Shipbuilding group to slough off subsidiaries, focus on core areas
A Vinashin shipbuilding factory in the central province of Quang Ngai on February 23, 2009
National shipbuilder Vinashin, brought to the verge of collapse with US$4.5 billion of debts, will undergo a major restructuring under orders from the government.
Industry insiders have said that specialization will be key to the success of the restructuring efforts.
The Politburo, the highest decision making body of the Communist Party, has ordered the restructuring of state-owned Vinashin to begin immediately, with the group focusing only on its core competencies - shipbuilding and repairing, supporting industries and personnel training.
Subsidiary companies of the group that work in other areas will be equitized, sold or transferred to other investors and companies and the proceeds will be used for its core business and debt repayment, the Politburo said in a statement published on the government website Sunday.
Pham Dinh Da, former director of Vinashin's Bach Dang Shipyard, feels specialization is what the group should be pushing for. Each of the group's subsidiaries need to focus on a single product line, for instance, small ships of less than 13,000 tons, or larger ships of 53,000 tons, or just tankers, he said.
"This will make workers more skillful and allow the subsidiaries to focus their investment on certain kinds of equipment," Da said.
Other industry insiders said one of the major problems at Vinashin, as the Vietnam Shipbuilding Industry Group is commonly known, is its centralized mechanism, under which subsidiaries are assigned projects by the parent company with limited knowledge about the contracts. One of them likened it to going out to sea without a compass.
Nguyen Duc Than, general director of Ha Long Shipbuilding, a Vinashin subsidiary, said his company has signed many contracts to build ships despite no proven profitability.
"When the group is restructured, I hope it will give more autonomy to member companies," he said. "The group will develop strategies and introduce clients while shipbuilding subsidiaries will be allowed to negotiate prices, delivery schedule and technical issues. Only then can we know for sure the profitability of each contract."
Than said Vinashin should not even spend resources on supporting industries because "the country already has other large corporations majoring in machinery and steel production."
"In tough times like these, it will be difficult if Vinashin wants to produce steel and machinery by itself," he said, suggesting coordinated efforts between state-owned enterprises to develop the local shipbuilding industry and increase the local content ratio.
According to the Politburo's statement, the state-owned shipbuilder has made giant strides in various fields since its establishment in 1996. It developed the infrastructure for the country's shipbuilding industry and posted an average growth rate of 35-40 percent a year until 2006.
The group, however, is undergoing huge difficulties and revealing many serious weaknesses and wrongdoings, the Politburo said. It is on the verge of bankruptcy, with a debt of VND86 trillion ($4.5 billion), which is 11 times higher than its net assets.

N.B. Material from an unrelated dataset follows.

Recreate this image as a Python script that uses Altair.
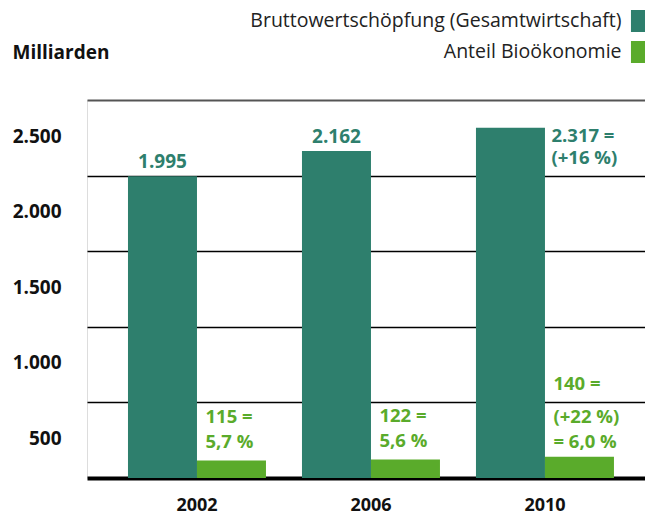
import altair as alt
import pandas as pd

years = ["2002", "2006", "2010"]
series = ["Bruttowertschöpfung (Gesamtwirtschaft)", "Anteil Bioökonomie"]
total = [1995, 2162, 2317]
bio = [115, 122, 140]
total_labels = ["1.995", "2.162", "2.317 =\n(+16 %)"]
bio_labels = ["115 =\n5,7 %", "122 =\n5,6 %", "140 =\n(+22 %)\n= 6,0 %"]
y_ticks = [500, 1000, 1500, 2000, 2500]

DARK = "#2e7f6d"
GREEN = "#5aab2b"
FONT = "Open Sans"

rows = []
for i, y in enumerate(years):
    rows.append({"year": y, "series": series[0], "value": total[i], "label": total_labels[i]})
    lines = bio_labels[i].split("\n")
    rows.append({"year": y, "series": series[1], "value": bio[i],
                 "label": "\n".join(lines[-2:]),
                 "head": lines[0] if len(lines) > 2 else ""})
df = pd.DataFrame(rows)

x_enc = alt.X("year:N", title=None,
              scale=alt.Scale(domain=years, paddingInner=0.207, paddingOuter=0.207, align=0.569),
              axis=alt.Axis(labelFont=FONT, labelFontSize=18, labelFontWeight="bold",
                            labelColor="#111", labelAngle=0, labelPadding=18, ticks=False,
                            domainColor="#000", domainWidth=4))
xo_enc = alt.XOffset("series:N", scale=alt.Scale(domain=series, paddingInner=0, paddingOuter=0))
y_enc = alt.Y("value:Q",
              scale=alt.Scale(domain=[0, 2500], nice=False, zero=True),
              axis=alt.Axis(values=y_ticks, title="Milliarden", titleAngle=0,
                            titleAlign="left", titleBaseline="middle", titleX=-75, titleY=-48,
                            titleFont=FONT, titleFontSize=19, titleFontWeight="bold", titleColor="#111",
                            labelExpr="replace(format(datum.value, ','), ',', '.')",
                            labelFont=FONT, labelFontSize=19, labelFontWeight="bold", labelColor="#111",
                            labelOffset=36, labelPadding=26, ticks=False, domain=False,
                            gridColor={"condition": {"test": "datum.value === 2500", "value": "#555"}, "value": "#000"},
                            gridWidth={"condition": {"test": "datum.value === 2500", "value": 2}, "value": 1.3},
                            gridOpacity=1))

bars = alt.Chart(df).mark_bar(size=69).encode(
    x=x_enc, xOffset=xo_enc, y=y_enc,
    color=alt.Color("series:N", scale=alt.Scale(domain=series, range=[DARK, GREEN]),
                    legend=alt.Legend(title=None, orient="none", legendX=540, legendY=-90,
                                      direction="vertical",
                                      symbolType="M-0.64,-1H0.64V1H-0.64Z", symbolSize=484,
                                      symbolStrokeWidth=0, symbolOpacity=1,
                                      labelAlign="right", labelOffset={"expr": "-27.5"},
                                      labelFont=FONT, labelFontSize=19.5, labelColor="#222",
                                      labelLimit=500, rowPadding=9))
)

top_lab = alt.Chart(df).transform_filter(
    f"datum.series === '{series[0]}' && datum.year !== '2010'"
).mark_text(font=FONT, fontSize=19, fontWeight="bold", color=DARK,
            align="center", baseline="alphabetic", dy=-8).encode(
    x=alt.X("year:N"), xOffset=alt.XOffset("series:N"), y=alt.Y("value:Q"), text="label:N")

side_lab = alt.Chart(df).transform_filter(
    f"datum.series === '{series[0]}' && datum.year === '2010'"
).mark_text(font=FONT, fontSize=18.5, fontWeight="bold", color=DARK,
            align="left", baseline="alphabetic", dx=41, dy=14, lineBreak="\n", lineHeight=22.5).encode(
    x=alt.X("year:N"), xOffset=alt.XOffset("series:N"), y=alt.Y("value:Q"), text="label:N")

bio_lab = alt.Chart(df).transform_filter(
    f"datum.series === '{series[1]}' && datum.year !== '2010'"
).mark_text(font=FONT, fontSize=18.5, fontWeight="bold", color=GREEN,
            align="left", baseline="alphabetic", dx=-26, dy=-37.5, lineBreak="\n", lineHeight=25).encode(
    x=alt.X("year:N"), xOffset=alt.XOffset("series:N"), y=alt.Y("value:Q"), text="label:N")

bio_lab10 = alt.Chart(df).transform_filter(
    f"datum.series === '{series[1]}' && datum.year === '2010'"
).mark_text(font=FONT, fontSize=18.5, fontWeight="bold", color=GREEN,
            align="left", baseline="alphabetic", dx=-26, dy=-34.3, lineBreak="\n", lineHeight=25).encode(
    x=alt.X("year:N"), xOffset=alt.XOffset("series:N"), y=alt.Y("value:Q"), text="label:N")

bio_head10 = alt.Chart(df).transform_filter(
    f"datum.series === '{series[1]}' && datum.year === '2010'"
).mark_text(font=FONT, fontSize=18.5, fontWeight="bold", color=GREEN,
            align="left", baseline="alphabetic", dx=-26, dy=-66.8).encode(
    x=alt.X("year:N"), xOffset=alt.XOffset("series:N"), y=alt.Y("value:Q"), text="head:N")

chart = alt.layer(bars, top_lab, side_lab, bio_lab, bio_lab10, bio_head10).properties(
    width=558, height=378,
    padding={"left": 87, "top": 100, "right": 0, "bottom": 35},
    autosize=alt.AutoSizeParams(type="none"),
).configure_view(stroke=None).configure(background="white")

chart.save("out.html", embed_options={"renderer": "svg", "actions": False})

The Politburo blamed the group's managers, specifically its chairman, for establishing too many subsidiaries in non-core sectors at too fast a pace. It also held government agencies, at both central and local levels, accountable for not fulfilling their role in monitoring Vinashin's performance.
The ex-chairman of Vinashin, Pham Thanh Binh, was arrested last week amid a probe into its losses.
In order to raise the group's capital and clear its debts, especially those relating to the state budget, the Politburo has asked the government to map out measures in accordance with Vietnamese and international laws to avoid the collapse of other corporations, groups and credit organizations.
Le Dang Doanh, a former senior economist at the Ministry of Planning and Investment, said the restructuring of Vinashin should be accompanied by a market study to find out what kind of ships the group should build now.
Doanh also said new blood has to be brought in to affect real change.
It will be a "painful" task because all the "tumors" have to be removed or the group won't get better, Doanh said, referring to inefficient subsidiaries.
In a report published this week, Bloomberg said Vietnam may accelerate plans to privatize and break up state-owned companies in the wake of Vinashin's debacle.
"Vietnam's policy is to speed up the process of equitization [as privatization is referred to in Vietnam]," said Nguyen Xuan Phuc, chairman of the Government Office. "The Vinashin case won't slow down the equitization program," he told Bloomberg on August 6.
The government has delayed plans to sell its stakes in Bank for Investment and Development, Vietnam Airlines and other state-owned companies over the last two years as global stock markets plunged during the worldwide recession. Hastening the privatization push may boost management standards at local companies, the report said.
The government will likely save the shipbuilder as it employs skilled workers and generates export earnings, said Lawrence Wolfe, director of business development at DongA Securities Co. in Ho Chi Minh City.
"It's a company and a group that the government would like to save," he said in the report. "It would also be an example of the need for equitization."